Microsoft continues to work on voice-assistive technologies. The goal is to help people accomplish tasks more quickly through natural and conversational tones, reducing the latency while serving up correct answers more quickly on Bing and other apps.
Words appearing on the Window Phone screen using Microsoft's latest natural-language processing technology build on each keyword as the user pronounces each word.
A new algorithm provides a 12% improvement in word error rate, returning results in .52 seconds; and without added background noise, 43 seconds.
Retailers want to make sure they hear consumers. Some have begun to build voice search into apps, such as the Home Depot app V.3.0 for Windows Phone 8 devices. The YouTube app for Windows Phones also supports voice search, along with map driving directions, Wikipedia, Yogurt Finder, and Taxi Locator. Marketers also will see voice search in Facebook and other social apps.
In a research note the RBC Mobile Conference, analyst Mark Mahaney references a presentation from Google on natural-language voice recognition that aims to make mobile search "a smoother experience."
Google's voice efforts go beyond mobile. The company recently introduced Google Keep, an Android app to save ideas and organize to-dos the moment they happen. The app allows users to create notes, lists, photos and voice recordings right from the desktop or phone. In the coming weeks, users will have an option to do the same from Google Drive.

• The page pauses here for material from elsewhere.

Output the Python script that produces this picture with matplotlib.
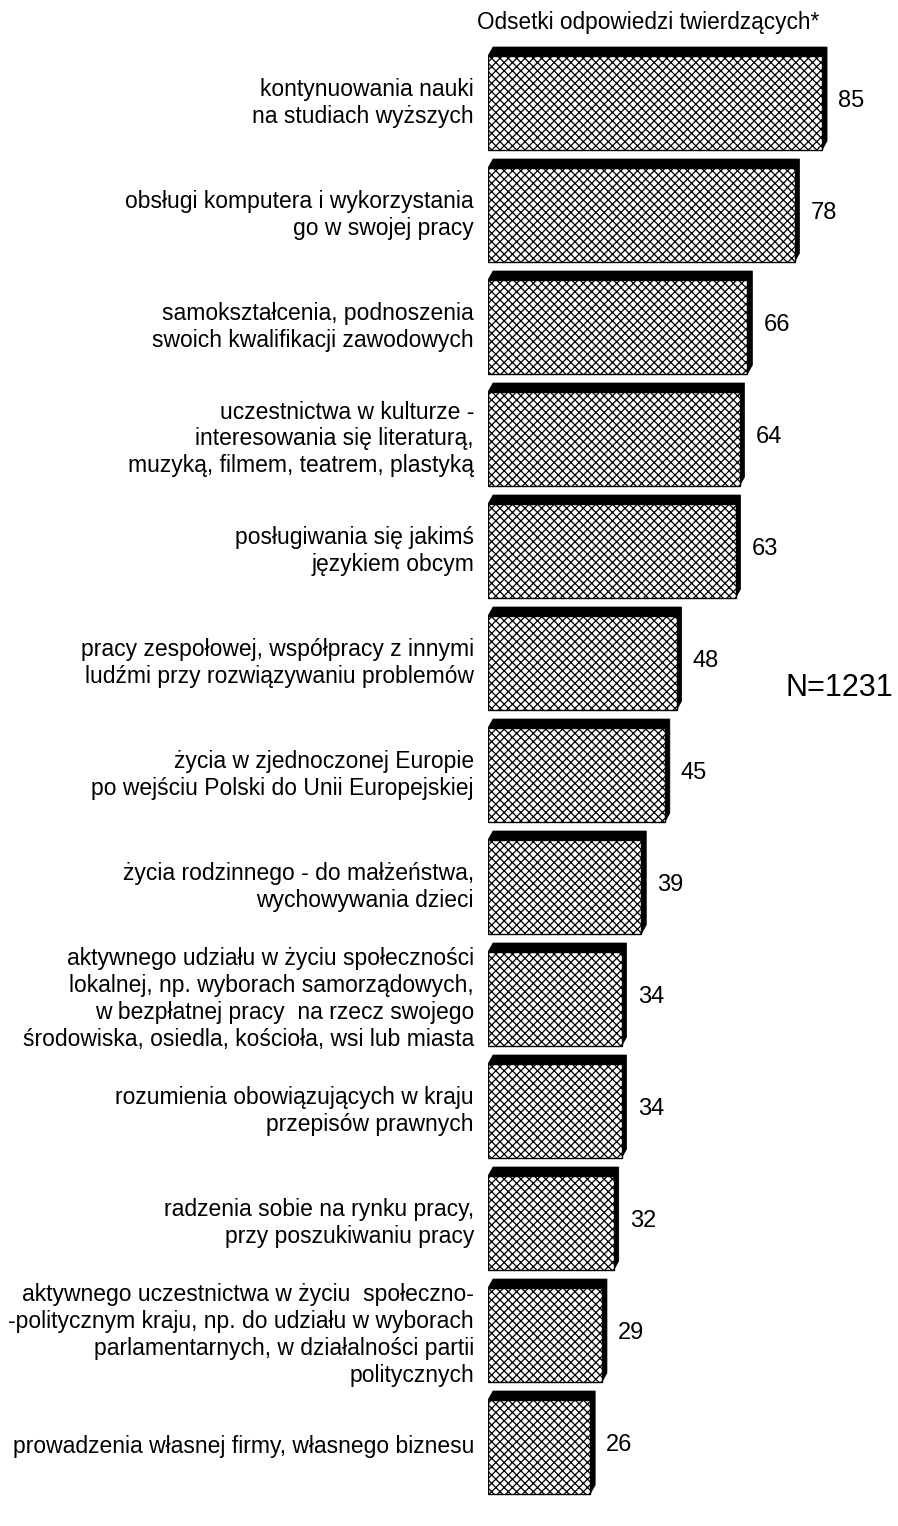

TVs also will become smarter, according to IHS. The research firm points to LG's, Samsung's and Sony's focus on developing their own smart TV platforms. These manufacturers are seeking ways to differentiate themselves from the competition and to add new hardware and software features that enhance the consumer experience, such as content discovery, personalization of the home screen, motion, voice commands and search and multiscreen capabilities.